Grandma taught me always to "consider the source". I let myself down when I ignore that advice.

Comment by koshersalaami on September 24, 2018 at 12:40pm

We can discuss this further and then we’ll be blamed as a group. Collectives are easier to blame. You know, a pack.  

Though, truth be told, in your case I have no idea why you ever comment on her blog. I don’t, and my opinion is obviously no secret. Not necessary to comment there to make that point. 

Comment by koshersalaami on September 24, 2018 at 1:02pm

Maui,
I liked Shearing. I can’t find a version of a tune of his called Station Break on line which is a pity, it was good. 

I was driving to and from an outdoor benefit concert for the local interdenominational food bank in Greensboro founded seven years ago by my old bandleader. I play it with the band every year. I showed up Friday night, went to Torah study Saturday morning, played piano for a small service, picked up some canned food to donate at the gate and a six pack so I didn’t have to bum any, went to a local bagel place for lox and cream cheese and onions on a toasted bialy (the bagels are better there than here in upstate NY, as is the Temple), dropped by the cemetery to leave a rock on the kid’s gravestone, headed over to the site where the playing started about 2:00. My band was on from about 7:30 until maybe 9:15, then I stayed up and played a few songs with the next band, fronted by a friend and they don’t have a keyboard player. 11:00 the main stage shuts, local noise ordinance, we go to a side stage for a few acoustic sets, which means mainly acoustic instruments aside from keys (no acoustic piano) and bass (standup isn’t played by most of these guys). I came down from NY and an absolutely killer harmonica player in the band way before my time flies up from Florida. Played a set, then a solo acoustic act went on, then the band I sat in with went on and I did some more playing with them, then it wrapped. Time first to pack up my equipment, then for sitting around jamming without amplification or electric instruments at all. I played a little mandolin, not well because I wasn’t warmed up on it and I’m nothing on it like on keys, switched to melodica - where it was interesting contrasting what melodica and harmonica do in real time as we traded off while playing with acoustic guitar, sometimes another mandolin player, a guy on a sort of big acoustic bass guitar, and box drum. Played, hung out and talked to friends - I lived there 2006 - 2016 and would love to move back - and eventually left everyone else to their campsites and drove the very few minutes to a hotel room (I don’t own a tent), went to sleep about 5:30 AM, woke a little after nine, ate, tried to get back to sleep and failed, hit the road about 12:30, arrived home about 11 hours later. 

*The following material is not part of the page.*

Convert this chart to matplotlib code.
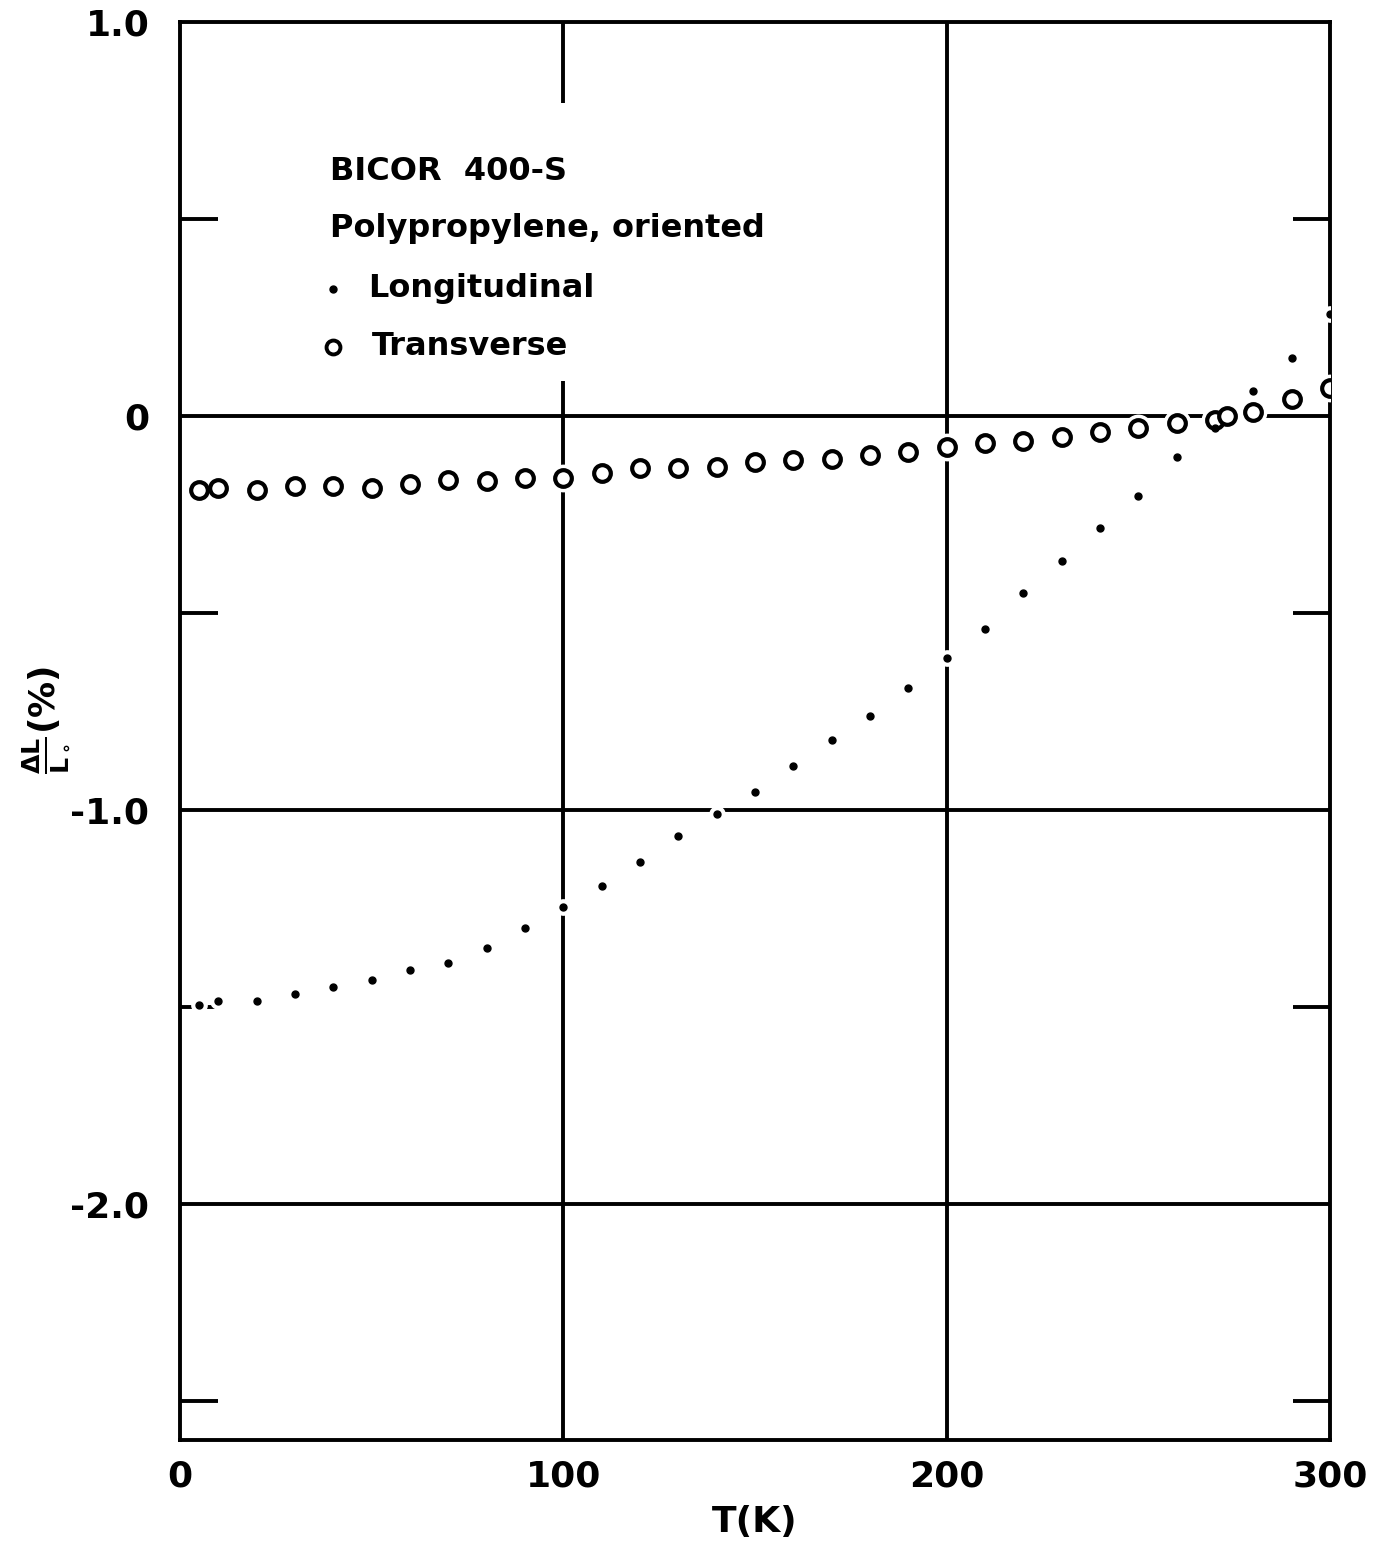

I almost stopped at my mother’s for dinner but she had a cold and advised me not to come. Saved me about 40 miles - she’s 20 miles off the route. 

Lunch at Wendy’s, they’ve got some really good salads, dinner were tacos at a Sheetz.

I did it in one shot because my wife doesn’t like me gone. She just feels better with me home. Married for 36 years. 

On the road. 

And the playing was worth it. 

Comment by alsoknownas on September 24, 2018 at 1:08pm

It's simple. I get annoyed and forget to use common sense. It's not my best trait.

"A group". That's funny.

MS disagreed with some of your position. You pointed out a flaw in some of mine, etc. Nobody has called anybody any names, or any of the myriad predictable responses elsewhere.

I would be more inclined to call it an adult conversation versus "a group" but I think the admonition to be reserved to avoid more headaches is apropos.